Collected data
· · ·

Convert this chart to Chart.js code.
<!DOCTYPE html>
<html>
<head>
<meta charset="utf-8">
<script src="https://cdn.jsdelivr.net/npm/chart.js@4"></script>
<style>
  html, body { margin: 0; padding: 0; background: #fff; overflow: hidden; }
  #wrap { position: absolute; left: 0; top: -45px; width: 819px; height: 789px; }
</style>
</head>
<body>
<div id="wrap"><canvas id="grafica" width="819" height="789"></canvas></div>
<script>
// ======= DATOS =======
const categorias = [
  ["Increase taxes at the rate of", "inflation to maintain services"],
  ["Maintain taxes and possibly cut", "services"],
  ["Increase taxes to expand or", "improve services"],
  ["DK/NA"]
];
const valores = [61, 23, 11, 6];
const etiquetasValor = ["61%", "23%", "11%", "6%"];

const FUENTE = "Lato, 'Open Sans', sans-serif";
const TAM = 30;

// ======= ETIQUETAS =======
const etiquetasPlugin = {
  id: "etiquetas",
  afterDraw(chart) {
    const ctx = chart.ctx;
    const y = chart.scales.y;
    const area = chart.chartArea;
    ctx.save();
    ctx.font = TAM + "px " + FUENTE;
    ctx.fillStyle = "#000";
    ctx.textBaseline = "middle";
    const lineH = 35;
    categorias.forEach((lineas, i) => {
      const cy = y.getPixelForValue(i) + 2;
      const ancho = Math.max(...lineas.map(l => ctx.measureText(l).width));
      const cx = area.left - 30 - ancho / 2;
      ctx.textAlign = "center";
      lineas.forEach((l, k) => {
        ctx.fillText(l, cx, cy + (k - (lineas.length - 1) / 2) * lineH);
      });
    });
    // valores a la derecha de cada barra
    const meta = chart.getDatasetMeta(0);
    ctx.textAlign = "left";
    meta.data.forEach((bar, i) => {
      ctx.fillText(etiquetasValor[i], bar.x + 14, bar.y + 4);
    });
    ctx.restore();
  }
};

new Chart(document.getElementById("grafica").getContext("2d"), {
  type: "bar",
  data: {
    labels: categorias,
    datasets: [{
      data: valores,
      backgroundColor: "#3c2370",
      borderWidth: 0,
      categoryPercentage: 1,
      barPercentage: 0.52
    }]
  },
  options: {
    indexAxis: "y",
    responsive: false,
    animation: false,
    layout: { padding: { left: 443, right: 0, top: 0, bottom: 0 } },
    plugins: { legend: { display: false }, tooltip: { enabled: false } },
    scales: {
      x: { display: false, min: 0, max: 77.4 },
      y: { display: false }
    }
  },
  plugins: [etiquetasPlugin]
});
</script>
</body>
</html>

· · ·

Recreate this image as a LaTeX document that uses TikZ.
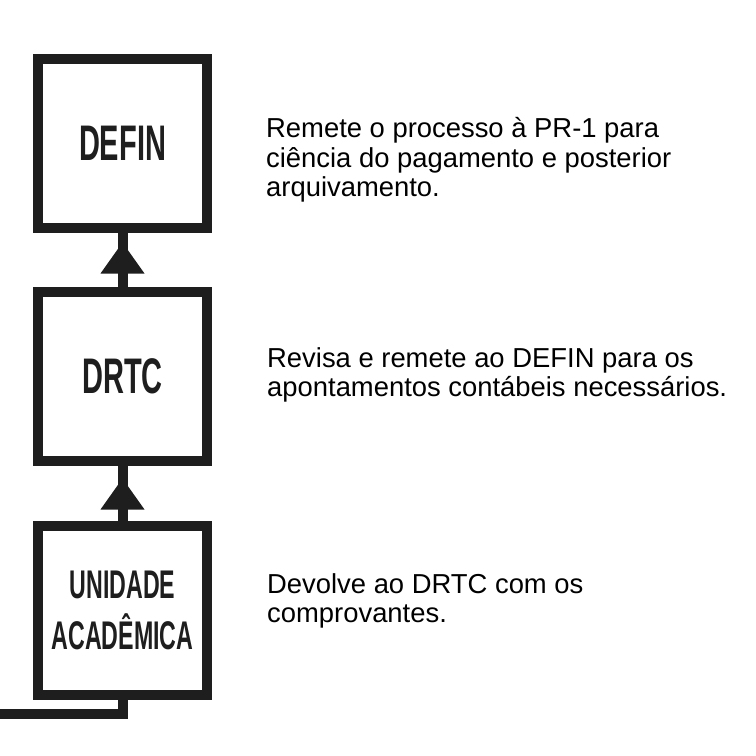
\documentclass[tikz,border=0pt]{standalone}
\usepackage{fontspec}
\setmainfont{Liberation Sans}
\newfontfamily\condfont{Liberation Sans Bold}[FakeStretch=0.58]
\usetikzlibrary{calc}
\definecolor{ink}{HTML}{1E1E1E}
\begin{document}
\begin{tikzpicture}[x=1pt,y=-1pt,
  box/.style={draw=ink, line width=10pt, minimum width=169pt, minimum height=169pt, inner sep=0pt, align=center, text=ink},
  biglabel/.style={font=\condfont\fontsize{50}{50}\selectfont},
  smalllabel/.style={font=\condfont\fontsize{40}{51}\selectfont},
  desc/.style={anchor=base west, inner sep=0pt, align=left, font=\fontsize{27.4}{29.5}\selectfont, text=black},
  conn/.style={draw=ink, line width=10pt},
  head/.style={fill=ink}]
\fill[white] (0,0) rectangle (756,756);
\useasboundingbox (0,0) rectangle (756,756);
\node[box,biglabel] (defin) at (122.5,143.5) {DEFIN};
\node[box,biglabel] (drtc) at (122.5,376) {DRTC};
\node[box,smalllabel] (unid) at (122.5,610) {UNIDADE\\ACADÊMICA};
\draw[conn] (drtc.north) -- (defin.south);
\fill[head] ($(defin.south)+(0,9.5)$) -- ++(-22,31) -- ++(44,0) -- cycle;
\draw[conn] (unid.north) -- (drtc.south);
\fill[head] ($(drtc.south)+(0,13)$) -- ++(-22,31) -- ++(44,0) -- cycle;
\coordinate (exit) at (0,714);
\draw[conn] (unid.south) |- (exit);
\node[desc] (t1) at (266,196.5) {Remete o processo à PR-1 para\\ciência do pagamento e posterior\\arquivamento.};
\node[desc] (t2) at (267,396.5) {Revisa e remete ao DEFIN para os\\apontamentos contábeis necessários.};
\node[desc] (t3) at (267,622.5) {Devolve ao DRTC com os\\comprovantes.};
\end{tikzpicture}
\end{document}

· · ·

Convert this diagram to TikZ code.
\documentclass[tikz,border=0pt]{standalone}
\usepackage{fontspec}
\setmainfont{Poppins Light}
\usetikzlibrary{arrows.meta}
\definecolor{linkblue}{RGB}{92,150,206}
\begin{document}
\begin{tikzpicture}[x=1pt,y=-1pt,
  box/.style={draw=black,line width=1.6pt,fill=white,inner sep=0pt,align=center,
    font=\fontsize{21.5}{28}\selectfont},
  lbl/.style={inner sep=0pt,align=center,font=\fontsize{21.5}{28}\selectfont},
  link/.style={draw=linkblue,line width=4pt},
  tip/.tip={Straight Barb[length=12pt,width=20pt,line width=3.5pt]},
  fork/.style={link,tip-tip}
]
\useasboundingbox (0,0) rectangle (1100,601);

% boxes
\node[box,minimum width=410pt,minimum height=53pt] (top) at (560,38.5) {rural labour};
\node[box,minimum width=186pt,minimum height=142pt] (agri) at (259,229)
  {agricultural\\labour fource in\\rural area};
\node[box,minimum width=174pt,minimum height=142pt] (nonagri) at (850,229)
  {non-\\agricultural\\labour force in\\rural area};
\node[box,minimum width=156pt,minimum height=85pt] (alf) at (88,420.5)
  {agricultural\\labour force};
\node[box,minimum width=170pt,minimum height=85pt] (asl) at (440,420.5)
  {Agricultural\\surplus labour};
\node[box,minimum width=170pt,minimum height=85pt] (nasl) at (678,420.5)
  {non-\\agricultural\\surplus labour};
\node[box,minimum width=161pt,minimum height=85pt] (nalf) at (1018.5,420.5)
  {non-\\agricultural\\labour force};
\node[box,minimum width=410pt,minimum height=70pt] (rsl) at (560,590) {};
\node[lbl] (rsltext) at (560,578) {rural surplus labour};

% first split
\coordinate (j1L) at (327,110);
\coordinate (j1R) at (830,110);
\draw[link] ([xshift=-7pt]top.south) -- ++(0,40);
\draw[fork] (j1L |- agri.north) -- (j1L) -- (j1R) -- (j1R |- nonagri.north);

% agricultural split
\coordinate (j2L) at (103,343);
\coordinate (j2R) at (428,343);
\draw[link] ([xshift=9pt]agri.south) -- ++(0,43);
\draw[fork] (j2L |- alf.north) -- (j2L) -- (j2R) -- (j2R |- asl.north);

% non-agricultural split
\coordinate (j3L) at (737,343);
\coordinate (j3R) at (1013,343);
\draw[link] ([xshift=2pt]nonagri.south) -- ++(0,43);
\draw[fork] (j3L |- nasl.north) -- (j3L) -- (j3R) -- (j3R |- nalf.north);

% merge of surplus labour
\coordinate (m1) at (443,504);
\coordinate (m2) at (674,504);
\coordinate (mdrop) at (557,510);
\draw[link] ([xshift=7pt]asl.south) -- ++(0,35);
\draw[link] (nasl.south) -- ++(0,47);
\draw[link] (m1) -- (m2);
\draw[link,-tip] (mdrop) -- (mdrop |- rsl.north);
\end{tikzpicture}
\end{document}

· · ·

→ Stated exercise
Starting at the line that contains "Convert this diagram to TikZ code." and stopping at the line that contains "(0,0) rectangle (1100,601);", transcribe the lines exactly; both boundary lines are to be included.

→ Answer to this task
Convert this diagram to TikZ code.
\documentclass[tikz,border=0pt]{standalone}
\usepackage{fontspec}
\setmainfont{Poppins Light}
\usetikzlibrary{arrows.meta}
\definecolor{linkblue}{RGB}{92,150,206}
\begin{document}
\begin{tikzpicture}[x=1pt,y=-1pt,
  box/.style={draw=black,line width=1.6pt,fill=white,inner sep=0pt,align=center,
    font=\fontsize{21.5}{28}\selectfont},
  lbl/.style={inner sep=0pt,align=center,font=\fontsize{21.5}{28}\selectfont},
  link/.style={draw=linkblue,line width=4pt},
  tip/.tip={Straight Barb[length=12pt,width=20pt,line width=3.5pt]},
  fork/.style={link,tip-tip}
]
\useasboundingbox (0,0) rectangle (1100,601);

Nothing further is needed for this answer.